Sen. Harry Reid’s debt reduction plan – endorsed by President Obama last night – includes $1 trillion in “spending cuts” from the planned drawdown of the wars in Iraq and Afghanistan. That’s more than a third of his entire $2.7 trillion proposed savings.
Needless to say, the ratings agencies aren’t delighted by the proposal to count war savings – which were already expected to happen anyway – as spending cuts. Goldman Sachs circled a memo yesterday warning that the war savings plan could lead to a credit downgrade:
Nearly half of the deficit reduction in Reid’s plan would come from phantom war savings, according to the Goldman memo.
“The (withdrawal of troops from Iraq and Afghanistan) would show up in official budget estimates as savings of about $1.2 trillion versus current law,” the memo reads. “If this proposal were to prevail without a credible follow-on process, a ratings downgrade could ensue, since against most outside baseline budget estimates only the first portion of spending cuts, and not the war spending savings, would show up as deficit reduction.”
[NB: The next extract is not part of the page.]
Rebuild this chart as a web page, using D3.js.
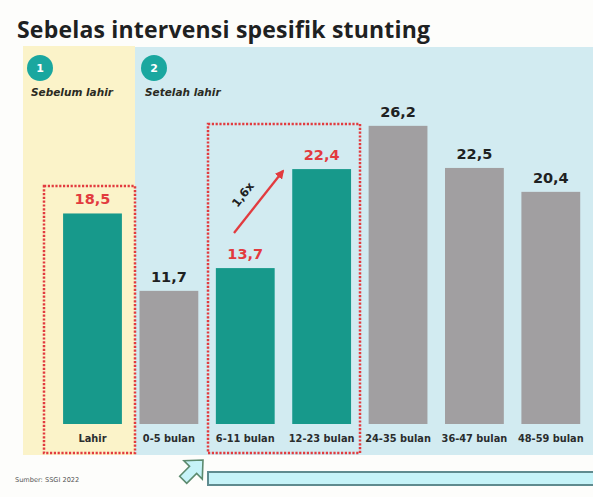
<!DOCTYPE html>
<html>
<head>
<meta charset="utf-8">
<script src="https://cdn.jsdelivr.net/npm/d3@7/dist/d3.min.js"></script>
<style>
  html, body { margin: 0; padding: 0; background: #fdfdfb; }
  svg { display: block; }
</style>
</head>
<body>
<svg id="chart" width="593" height="497"></svg>
<script>
// Stunting prevalence (%) by age group, SSGI 2022
const categories = ["Lahir", "0-5 bulan", "6-11 bulan", "12-23 bulan", "24-35 bulan", "36-47 bulan", "48-59 bulan"];
const values = [18.5, 11.7, 13.7, 22.4, 26.2, 22.5, 20.4];
const highlighted = [true, false, true, true, false, false, false];
const valueLabels = ["18,5", "11,7", "13,7", "22,4", "26,2", "22,5", "20,4"];
const phases = [
  { num: "1", label: "Sebelum lahir" },
  { num: "2", label: "Setelah lahir" }
];
const growthLabel = "1,6x";
const titleText = "Sebelas intervensi spesifik stunting";
const sourceText = "Sumber: SSGI 2022";

const svg = d3.select("#chart");
const teal = "#17998b";
const gray = "#a19fa1";
const red = "#e23b3f";
const ink = "#1e2122";
const titleFont = "'Open Sans', 'Liberation Sans', sans-serif";
const font = "'DejaVu Sans', 'Open Sans', sans-serif";

const x = d3.scaleBand().domain(categories).range([54.3, 589]).paddingInner(0.23).paddingOuter(0.115);
const y = d3.scaleLinear().domain([0, 30]).range([424, 424 - 30 * 11.38]);

// Title
svg.append("text")
  .attr("x", 17).attr("y", 38)
  .attr("font-family", titleFont).attr("font-weight", 700).attr("font-size", 23)
  .attr("fill", ink).attr("letter-spacing", 0.2)
  .text(titleText);

// Phase panels: before birth / after birth
const panelTop = 46, panelBottom = 455, split = 135;
svg.append("rect").attr("x", 23).attr("y", panelTop).attr("width", split - 23).attr("height", panelBottom - panelTop).attr("fill", "#fbf3c9");
svg.append("rect").attr("x", split).attr("y", panelTop + 1).attr("width", 593 - split).attr("height", panelBottom - panelTop - 1).attr("fill", "#d2ebf1");

const phaseX = [40, 154];
phases.forEach((p, i) => {
  svg.append("circle").attr("cx", phaseX[i]).attr("cy", 68).attr("r", 13).attr("fill", "#1aa79f");
  svg.append("text").attr("x", phaseX[i]).attr("y", 72)
    .attr("text-anchor", "middle")
    .attr("font-family", font).attr("font-weight", 700).attr("font-size", 11).attr("fill", "#fff").text(p.num);
  svg.append("text").attr("x", i === 0 ? 31 : 145).attr("y", 96)
    .attr("font-family", font).attr("font-weight", 700).attr("font-style", "italic").attr("font-size", 10.5)
    .attr("fill", "#2a2a22").text(p.label);
});

// Bars
const rows = categories.map((c, i) => ({ c, v: values[i], hl: highlighted[i], lab: valueLabels[i] }));
svg.append("g").selectAll("rect").data(rows).join("rect")
  .attr("x", d => x(d.c)).attr("width", x.bandwidth())
  .attr("y", d => y(d.v)).attr("height", d => y(0) - y(d.v))
  .attr("fill", d => d.hl ? teal : gray);

// Value labels
svg.append("g").selectAll("text").data(rows).join("text")
  .attr("x", d => x(d.c) + x.bandwidth() / 2).attr("y", d => y(d.v) - 9)
  .attr("text-anchor", "middle")
  .attr("font-family", font).attr("font-weight", 700).attr("font-size", 14.5)
  .attr("fill", d => d.hl ? red : ink).text(d => d.lab);

// Category labels
svg.append("g").selectAll("text").data(rows).join("text")
  .attr("x", d => x(d.c) + x.bandwidth() / 2).attr("y", 442)
  .attr("text-anchor", "middle")
  .attr("font-family", font).attr("font-weight", 700).attr("font-size", 9.8)
  .attr("fill", "#2a2d2e").text(d => d.c);

// Dotted highlight frames
const frame = (x0, y0, x1, y1) => svg.append("rect")
  .attr("x", x0).attr("y", y0).attr("width", x1 - x0).attr("height", y1 - y0)
  .attr("fill", "none").attr("stroke", red).attr("stroke-width", 2.5).attr("stroke-dasharray", "2.2,1.6");
frame(44, 186, 135, 453);
frame(208, 124, 360, 453);

// Growth arrow between 6-11 and 12-23 months
svg.append("defs").append("marker")
  .attr("id", "head").attr("viewBox", "0 0 10 10").attr("refX", 8).attr("refY", 5)
  .attr("markerWidth", 4).attr("markerHeight", 4).attr("orient", "auto")
  .append("path").attr("d", "M0,0 L10,5 L0,10 Z").attr("fill", red);
svg.append("line").attr("x1", 234).attr("y1", 233).attr("x2", 283).attr("y2", 171)
  .attr("stroke", red).attr("stroke-width", 2.3).attr("marker-end", "url(#head)");
svg.append("text").attr("transform", "translate(246,197) rotate(-52)")
  .attr("text-anchor", "middle")
  .attr("font-family", font).attr("font-weight", 700).attr("font-size", 11.5).attr("fill", ink).text(growthLabel);

// Source note
svg.append("text").attr("x", 15).attr("y", 482)
  .attr("font-family", font).attr("font-size", 6.6).attr("fill", "#555")
  .text(sourceText);

// Timeline strip with pointer arrow
svg.append("rect").attr("x", 208).attr("y", 472).attr("width", 400).attr("height", 13)
  .attr("fill", "#c6f3f8").attr("stroke", "#5f8b8f").attr("stroke-width", 2);
svg.append("path")
  .attr("d", "M0,-5 L14,-5 L14,-13 L28,0 L14,13 L14,5 L0,5 Z")
  .attr("transform", "translate(203,460) rotate(-45) translate(-28,0)")
  .attr("fill", "#c6f3f8").attr("stroke", "#5c8a6e").attr("stroke-width", 1.6).attr("stroke-linejoin", "miter");
</script>
</body>
</html>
Democrats have countered that the Republican-supported Rep. Paul Ryan budget plan also included these so-called war savings. But as Phil Klein notes in the Washington Examiner, “the reality is more complicated.” Because there are varying estimates of what spending levels would look like if they continued unaltered, Ryan’s plan apparently included comparisons of these different baselines. One of the estimates he used was a Congressional Budget Office projection that included war savings.
Phil spoke with Ryan’s communications director Conor Sweeney, who ripped apart the Reid-Ryan comparison:
The CBO current law baseline assumes surge-level spending in Iraq and Afghanistan is scheduled to continue over the next decade. We – most Americans and the credit markets – would think that is a flawed assumption. In the interest of transparency, the House-passed budget does include comparisons to the current law baseline — but we also note repeatedly and consistently the flaws in using this benchmark to exaggerate savings.
Moreover, Sweeney notes Ryan didn’t count the $1 trillion as a spending cut. In contrast, it’s the backbone of Reid’s reduction plan.